Source material
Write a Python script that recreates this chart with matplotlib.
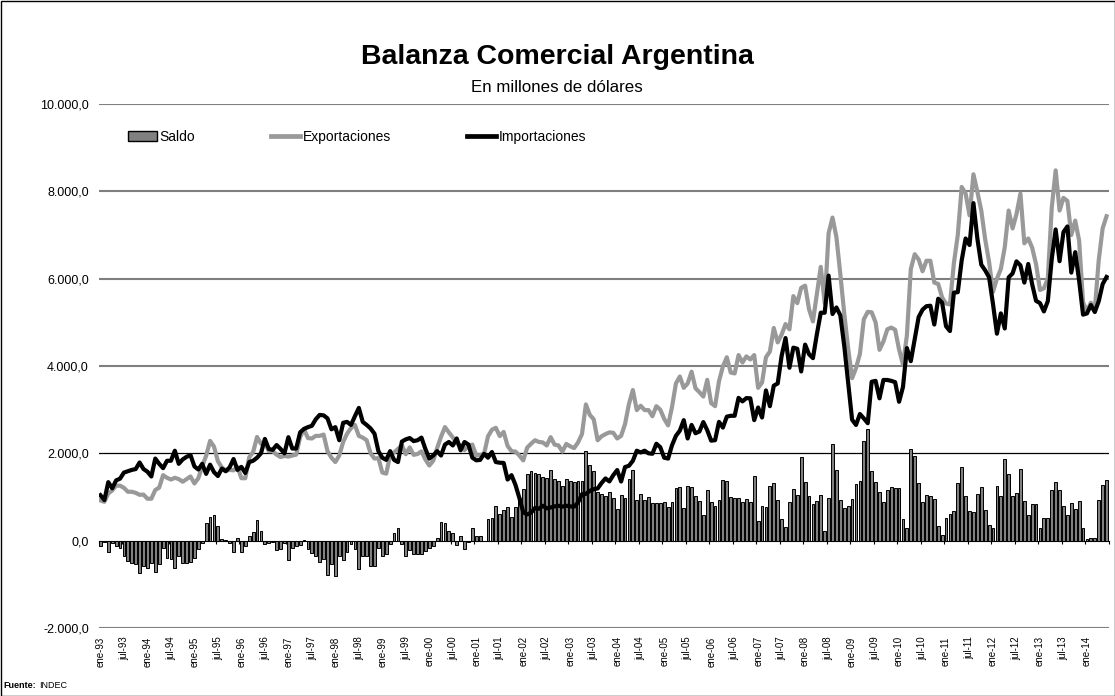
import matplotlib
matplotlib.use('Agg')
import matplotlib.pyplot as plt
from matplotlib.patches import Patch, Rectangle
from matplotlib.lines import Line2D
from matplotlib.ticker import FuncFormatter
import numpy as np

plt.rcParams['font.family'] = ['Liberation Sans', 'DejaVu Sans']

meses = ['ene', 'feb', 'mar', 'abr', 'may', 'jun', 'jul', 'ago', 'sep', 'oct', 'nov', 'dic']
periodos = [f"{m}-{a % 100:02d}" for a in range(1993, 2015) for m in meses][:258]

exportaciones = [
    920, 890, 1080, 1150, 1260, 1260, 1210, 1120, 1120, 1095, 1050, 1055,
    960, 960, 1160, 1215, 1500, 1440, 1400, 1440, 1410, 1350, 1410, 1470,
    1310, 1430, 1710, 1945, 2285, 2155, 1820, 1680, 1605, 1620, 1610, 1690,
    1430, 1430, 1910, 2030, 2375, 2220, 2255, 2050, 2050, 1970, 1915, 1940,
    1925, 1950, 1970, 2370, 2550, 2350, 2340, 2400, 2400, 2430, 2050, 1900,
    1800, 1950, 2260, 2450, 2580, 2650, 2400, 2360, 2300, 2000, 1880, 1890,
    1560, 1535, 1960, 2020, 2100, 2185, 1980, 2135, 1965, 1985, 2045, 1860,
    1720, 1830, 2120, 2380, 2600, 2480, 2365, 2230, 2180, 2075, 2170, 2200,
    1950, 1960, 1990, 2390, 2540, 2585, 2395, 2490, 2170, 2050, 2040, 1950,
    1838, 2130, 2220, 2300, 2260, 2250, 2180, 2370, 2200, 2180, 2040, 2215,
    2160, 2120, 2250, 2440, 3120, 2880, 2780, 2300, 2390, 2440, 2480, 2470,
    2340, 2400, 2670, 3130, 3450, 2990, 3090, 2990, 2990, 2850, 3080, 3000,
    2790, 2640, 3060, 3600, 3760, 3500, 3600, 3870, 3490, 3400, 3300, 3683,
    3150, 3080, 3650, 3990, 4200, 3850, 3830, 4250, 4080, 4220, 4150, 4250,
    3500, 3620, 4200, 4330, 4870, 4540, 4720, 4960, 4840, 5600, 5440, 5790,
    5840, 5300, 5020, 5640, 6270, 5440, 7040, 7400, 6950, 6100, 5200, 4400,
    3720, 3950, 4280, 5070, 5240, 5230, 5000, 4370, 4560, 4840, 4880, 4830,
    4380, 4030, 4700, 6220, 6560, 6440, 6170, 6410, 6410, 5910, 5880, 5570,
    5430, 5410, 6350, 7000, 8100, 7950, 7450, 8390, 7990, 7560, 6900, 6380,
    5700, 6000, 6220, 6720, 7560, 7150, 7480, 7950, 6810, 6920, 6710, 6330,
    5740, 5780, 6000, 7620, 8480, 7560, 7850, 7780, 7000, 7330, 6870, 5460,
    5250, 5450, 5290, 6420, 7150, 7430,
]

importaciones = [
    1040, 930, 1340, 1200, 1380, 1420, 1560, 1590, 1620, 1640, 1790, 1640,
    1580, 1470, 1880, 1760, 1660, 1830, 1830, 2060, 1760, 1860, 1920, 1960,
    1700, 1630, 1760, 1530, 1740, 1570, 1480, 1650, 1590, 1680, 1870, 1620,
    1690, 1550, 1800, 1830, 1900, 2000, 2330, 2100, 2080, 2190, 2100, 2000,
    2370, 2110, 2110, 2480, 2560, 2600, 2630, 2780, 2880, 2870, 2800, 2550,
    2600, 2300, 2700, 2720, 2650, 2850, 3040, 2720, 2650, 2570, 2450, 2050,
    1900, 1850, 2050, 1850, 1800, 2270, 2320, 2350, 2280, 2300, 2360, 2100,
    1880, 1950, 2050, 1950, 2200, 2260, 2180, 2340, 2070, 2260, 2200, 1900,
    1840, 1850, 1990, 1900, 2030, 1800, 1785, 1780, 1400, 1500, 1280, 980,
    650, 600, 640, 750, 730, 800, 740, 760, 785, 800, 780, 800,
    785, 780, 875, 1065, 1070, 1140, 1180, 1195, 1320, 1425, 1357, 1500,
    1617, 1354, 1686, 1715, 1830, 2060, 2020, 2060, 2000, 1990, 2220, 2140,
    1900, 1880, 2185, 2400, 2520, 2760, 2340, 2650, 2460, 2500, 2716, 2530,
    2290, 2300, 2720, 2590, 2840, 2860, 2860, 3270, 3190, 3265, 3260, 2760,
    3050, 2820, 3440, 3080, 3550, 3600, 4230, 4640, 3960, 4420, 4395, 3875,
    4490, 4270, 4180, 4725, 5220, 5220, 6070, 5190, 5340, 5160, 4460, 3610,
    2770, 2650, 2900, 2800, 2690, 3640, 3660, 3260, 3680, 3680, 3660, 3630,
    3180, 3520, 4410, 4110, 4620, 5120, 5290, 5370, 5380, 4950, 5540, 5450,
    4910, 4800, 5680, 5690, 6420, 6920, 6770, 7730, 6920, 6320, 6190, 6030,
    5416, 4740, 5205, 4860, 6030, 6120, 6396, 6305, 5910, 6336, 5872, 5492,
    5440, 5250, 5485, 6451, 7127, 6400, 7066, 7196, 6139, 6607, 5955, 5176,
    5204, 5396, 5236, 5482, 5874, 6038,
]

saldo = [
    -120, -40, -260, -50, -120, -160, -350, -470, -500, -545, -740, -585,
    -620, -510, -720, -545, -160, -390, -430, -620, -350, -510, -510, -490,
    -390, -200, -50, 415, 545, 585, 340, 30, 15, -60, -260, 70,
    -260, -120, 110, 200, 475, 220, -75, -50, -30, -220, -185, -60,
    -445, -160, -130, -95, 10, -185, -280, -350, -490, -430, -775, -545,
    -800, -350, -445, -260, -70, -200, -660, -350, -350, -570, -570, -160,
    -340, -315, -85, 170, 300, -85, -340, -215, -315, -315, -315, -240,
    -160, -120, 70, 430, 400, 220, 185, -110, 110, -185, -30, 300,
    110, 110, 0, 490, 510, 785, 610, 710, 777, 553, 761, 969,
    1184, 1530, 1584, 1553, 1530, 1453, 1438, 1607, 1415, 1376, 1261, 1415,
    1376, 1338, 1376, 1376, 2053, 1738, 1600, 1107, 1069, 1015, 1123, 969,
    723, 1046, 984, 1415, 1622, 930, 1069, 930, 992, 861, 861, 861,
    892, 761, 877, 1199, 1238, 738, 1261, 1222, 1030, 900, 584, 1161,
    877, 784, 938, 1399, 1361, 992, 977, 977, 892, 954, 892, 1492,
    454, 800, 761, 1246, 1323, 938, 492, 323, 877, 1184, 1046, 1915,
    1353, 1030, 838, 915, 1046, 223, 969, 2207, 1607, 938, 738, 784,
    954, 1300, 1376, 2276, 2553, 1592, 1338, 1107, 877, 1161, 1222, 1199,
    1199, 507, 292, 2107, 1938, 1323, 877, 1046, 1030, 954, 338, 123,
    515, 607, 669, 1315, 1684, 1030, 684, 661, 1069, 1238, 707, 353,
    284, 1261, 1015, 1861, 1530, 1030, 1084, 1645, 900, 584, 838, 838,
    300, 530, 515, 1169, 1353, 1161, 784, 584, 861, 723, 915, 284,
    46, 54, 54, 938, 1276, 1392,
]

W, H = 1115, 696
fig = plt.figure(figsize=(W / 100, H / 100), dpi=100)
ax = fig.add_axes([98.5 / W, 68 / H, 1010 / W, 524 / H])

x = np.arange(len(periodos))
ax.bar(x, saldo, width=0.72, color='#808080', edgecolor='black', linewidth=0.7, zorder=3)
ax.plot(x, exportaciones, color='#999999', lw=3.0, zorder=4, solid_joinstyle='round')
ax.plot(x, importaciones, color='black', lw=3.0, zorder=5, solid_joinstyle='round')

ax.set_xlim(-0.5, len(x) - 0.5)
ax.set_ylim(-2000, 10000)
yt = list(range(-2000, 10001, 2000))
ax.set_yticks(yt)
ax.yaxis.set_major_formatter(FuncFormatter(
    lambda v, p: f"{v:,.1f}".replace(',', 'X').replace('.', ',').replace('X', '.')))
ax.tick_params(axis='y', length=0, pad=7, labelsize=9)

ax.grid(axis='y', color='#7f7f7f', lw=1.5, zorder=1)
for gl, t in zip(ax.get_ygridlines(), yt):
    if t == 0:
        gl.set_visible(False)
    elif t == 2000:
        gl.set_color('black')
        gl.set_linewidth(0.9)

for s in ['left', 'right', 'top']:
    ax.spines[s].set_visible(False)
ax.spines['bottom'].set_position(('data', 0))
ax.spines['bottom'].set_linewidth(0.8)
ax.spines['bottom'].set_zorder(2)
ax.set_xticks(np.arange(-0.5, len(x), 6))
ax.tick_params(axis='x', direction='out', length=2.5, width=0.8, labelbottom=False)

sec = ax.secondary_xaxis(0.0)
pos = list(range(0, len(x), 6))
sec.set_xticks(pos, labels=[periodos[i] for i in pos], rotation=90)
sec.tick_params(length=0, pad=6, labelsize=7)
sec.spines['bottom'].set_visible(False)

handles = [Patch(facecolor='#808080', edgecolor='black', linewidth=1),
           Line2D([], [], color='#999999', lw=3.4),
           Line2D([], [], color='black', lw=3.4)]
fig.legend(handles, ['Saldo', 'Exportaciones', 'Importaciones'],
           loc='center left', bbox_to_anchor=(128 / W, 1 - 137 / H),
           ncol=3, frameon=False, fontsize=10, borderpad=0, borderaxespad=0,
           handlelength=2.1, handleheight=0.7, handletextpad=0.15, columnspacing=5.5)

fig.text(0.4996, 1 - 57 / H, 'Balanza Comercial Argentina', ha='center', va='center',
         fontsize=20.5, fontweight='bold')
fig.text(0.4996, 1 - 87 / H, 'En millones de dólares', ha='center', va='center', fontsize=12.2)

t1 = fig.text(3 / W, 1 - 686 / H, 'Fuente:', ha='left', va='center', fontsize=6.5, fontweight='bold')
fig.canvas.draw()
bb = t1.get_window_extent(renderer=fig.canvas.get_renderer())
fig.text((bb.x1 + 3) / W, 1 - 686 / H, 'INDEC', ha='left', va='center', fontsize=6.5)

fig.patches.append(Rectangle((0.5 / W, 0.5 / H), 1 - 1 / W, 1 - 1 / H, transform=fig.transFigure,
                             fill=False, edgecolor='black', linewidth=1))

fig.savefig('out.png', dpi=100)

Your task
Find every line in the listing that holds the string "matplotlib", then say how many there are as a bare number.

Solution to this problem
7